My second stop in Zhejiang province was the capital, Hangzhou. As you can see from the video, Zhejiang is currently working with the Chinese Academy for Environmental Planning (CAEP) to adapt the China EPI framework we helped them develop (see post here) for a municipal or city-level EPI that will include 11 municipalities. The rankings also include various levels of government administration, as well as individual departments.

Zhejiang has had prior experience in assessing its cities environmental performance via indicators and ranks. In 2003, they initiated a project called ‘Building an Ecological Province’ (浙江生态省建设, zhejiang shengtaisheng jianshe). The indicators used to determine an ‘Ecological Province’ can be found here (in Chinese, but you can find a rough Google translate here). In short, the ‘ecological civilization comprehensive evaluation system’ (生态文明综合评价指标体系,shengtai zhonghe pingjia zhibiao tixi) includes four groups of indicators that form individual sub-indices:

1. Ecological Efficiency Index (生态效率指数). 1) per capita GDP; 2) tertiary industry (such as the service sector) as a proportion of overall GDP; 3) comprehensive energy consumption per unit GDP; 4) water consumption per unit GDP.

2. Ecological Behavior Index (生态行动指数): 1) natural population growth rate; 2) level of urbanization; 3) per capita energy consumption; 4) quality of urban air pollution index; 5) sulfur dioxide emissions; 6) chemical oxygen demand (COD) emissions.

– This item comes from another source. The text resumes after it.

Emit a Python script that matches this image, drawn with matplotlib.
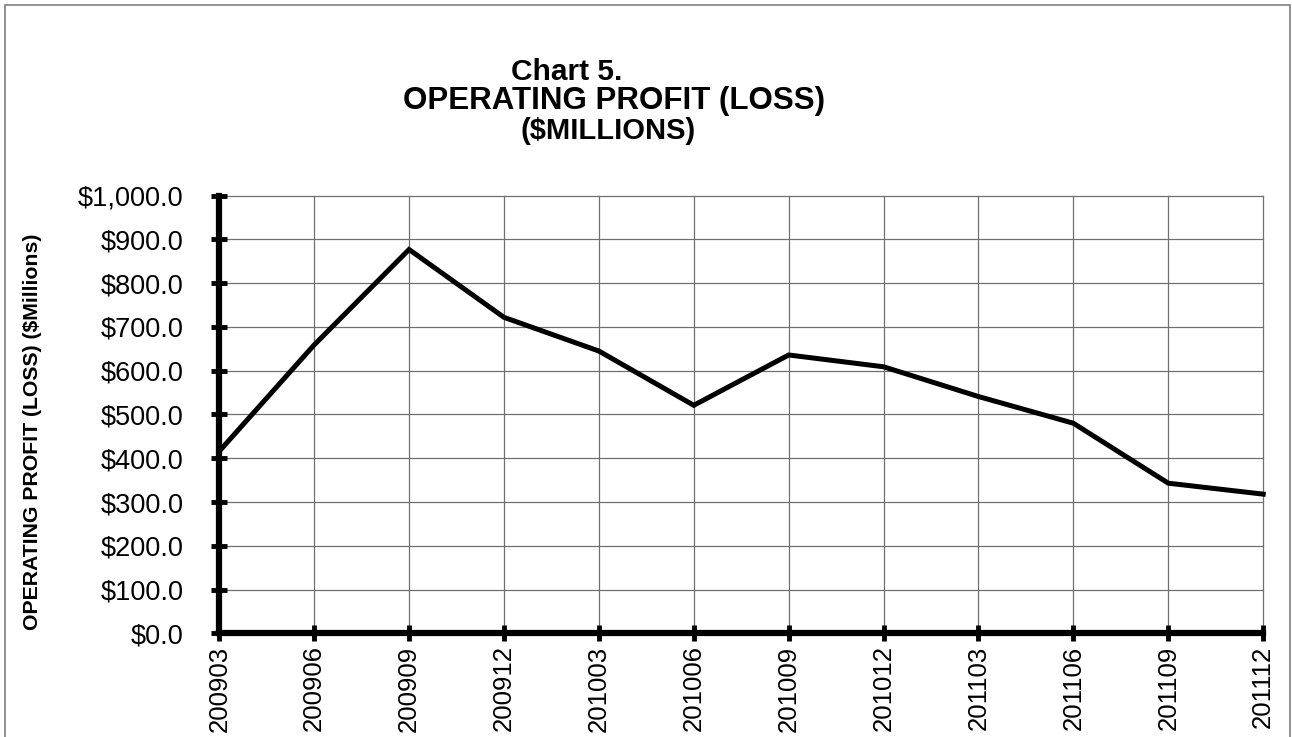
import matplotlib
matplotlib.use("Agg")
import matplotlib.pyplot as plt
import numpy as np

plt.rcParams['font.family'] = ['Liberation Sans', 'DejaVu Sans']

quarters = ['200903', '200906', '200909', '200912', '201003', '201006',
            '201009', '201012', '201103', '201106', '201109', '201112']
profit = [416, 659, 877, 722, 645, 521, 636, 609, 541, 480, 343, 318]

yticks = np.arange(0, 1001, 100)
ytick_labels = ['${:,.1f}'.format(v) for v in yticks]

fig = plt.figure(figsize=(12.92, 7.37), dpi=100)
ax = fig.add_axes([0.1697, 0.1407, 0.8080, 0.5938])

x = np.arange(len(quarters))
ax.plot(x, profit, color='black', linewidth=3.6, solid_joinstyle='miter', clip_on=False, zorder=3)

ax.set_xlim(0, len(quarters) - 1)
ax.set_ylim(0, 1000)
ax.set_xticks(x)
ax.set_xticklabels(quarters, rotation=90, fontsize=18.5)
ax.set_yticks(yticks)
ax.set_yticklabels(ytick_labels, fontsize=19.5)

ax.grid(True, color='#707070', linewidth=0.9)
for gl in ax.get_xgridlines() + ax.get_ygridlines():
    gl.set_clip_on(False)
ax.set_axisbelow(True)

for s in ['top', 'right']:
    ax.spines[s].set_visible(False)
for s in ['left', 'bottom']:
    ax.spines[s].set_linewidth(4.5)
    ax.spines[s].set_color('black')
    ax.spines[s].set_zorder(4)

ax.tick_params(axis='both', direction='inout', length=11.5, width=3.5, color='black')
ax.tick_params(axis='y', pad=20)
ax.tick_params(axis='x', pad=3)

ax.set_ylabel('OPERATING PROFIT (LOSS) ($Millions)', fontsize=15.3, fontweight='bold')
ax.yaxis.set_label_coords(-0.170, 0.46)

fig.text(567 / 1292, 1 - 72 / 737, 'Chart 5.', ha='center', va='center', fontsize=21.5, fontweight='bold')
fig.text(614 / 1292, 1 - 101 / 737, 'OPERATING PROFIT (LOSS)', ha='center', va='center', fontsize=22.5, fontweight='bold')
fig.text(608 / 1292, 1 - 131 / 737, '($MILLIONS)', ha='center', va='center', fontsize=21, fontweight='bold')

# outer chart border
border = plt.Rectangle((5 / 1292, -0.05), 1285 / 1292, 1.05 - 4.5 / 737, transform=fig.transFigure,
                       fill=False, edgecolor='#808080', linewidth=1.2)
fig.patches.append(border)

fig.savefig('out.png', dpi=100)
plt.close(fig)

3. Ecological Coordination Index (生态协调只是): 1) per capita life expectancy; 2) security satisfaction rate; 3) total water resources per capita; 4) arable land per capita; 5) the level of intensive land use; 6) green area per capita.

4. Ecological Protection Index (生态保护指数): 1) investment in environmental pollution control as a proportion of GDP; 2) comprehensive utilization of industrial solid waste; 3) municipal garbage treatment rate; 4) urban sewage treatment rate.

We weren’t able to determine how these four separate indices factor into an overall comprehensive assessment for each city, county, prefecture, village, or individual department in Zhejiang, meaning that we couldn’t find any methodological information on statistical weighting or aggregation. I’m not even sure if the individual indices are actually calculated as separate indices, or if there are merely groupings of indicators. We also have not been able to locate the final rankings for each of the 11 major cities in Zhejiang, although this news piece boasts that Ningbo was the No. 2 most ecological city in Zhejiang province in 2011. I’ve followed up with Ms. Yu Jie, in the above video, to see if we can’t get more information about these efforts in Zhejiang. At very least, we hope that their use of the EPI will be done with more transparency.